Philippe IV étant mort en septembre 1665, et la reine sa veuve devenue régente pendant la minorité de Charles II qui fut longue, don Juan fit un parti contre elle qui, après une longue lutte lui arracha toute l’autorité que don Juan exerça tout entière, et se fit grandement compter jusqu’à sa mort. Il eut une espèce de maison, usurpa comme chef de parti une grande supériorité sur les grands, et eut l’Altesse, à quoi, outre la nécessité des temps, ils se ployèrent plus facilement à cause de l’état des bâtards qui est particulier en Espagne, où s’est conservé ce reste des mœurs et des coutumes mauresques. On a vu [1], lorsqu’on a parlé des grands et de l’Espagne, que les bâtards de gens non mariés héritent à peu de chose près comme les enfants légitimes, à leur défaut, et deviennent même grands d’Espagne par succession. Il y faut garder pourtant certaines formalités faciles, et qu’il n’y ait point d’obstacles de famille qui leur préfèrent les oncles, tantes, ou cousins germains légitimes. Enfin cette première espèce de bâtards diffère en Espagne fort peu des enfants légitimes.

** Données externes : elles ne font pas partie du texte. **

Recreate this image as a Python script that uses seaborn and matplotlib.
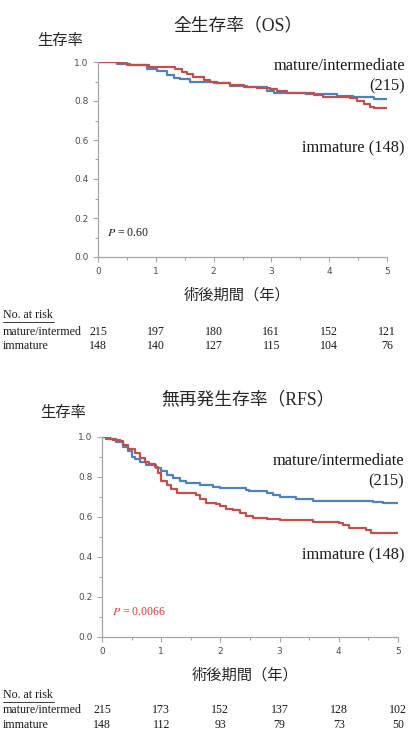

Les bâtards d’un homme marié et d’une fille ne diffèrent des premiers que par plus de formalités et de restrictions ; mais ils succèdent aussi et héritent des grandesses. Don Juan étoit de cette seconde sorte ; ainsi son droit de succession à la couronne lui facilita l’Altesse, la supériorité de rang et tout ce qu’il voulut entreprendre, et qu’il soutint par les troubles dont il fut toujours l’âme et le chef, et par toute l’autorité et la réputation qui lui en

  1. Voy. t. III, p. 249 et suiv., les passages auxquels renvoie Saint-Simon et que les précédents éditeurs avaient rejetés au XIXe volume ; ce qui les avait forcés de modifier toutes ces phrases.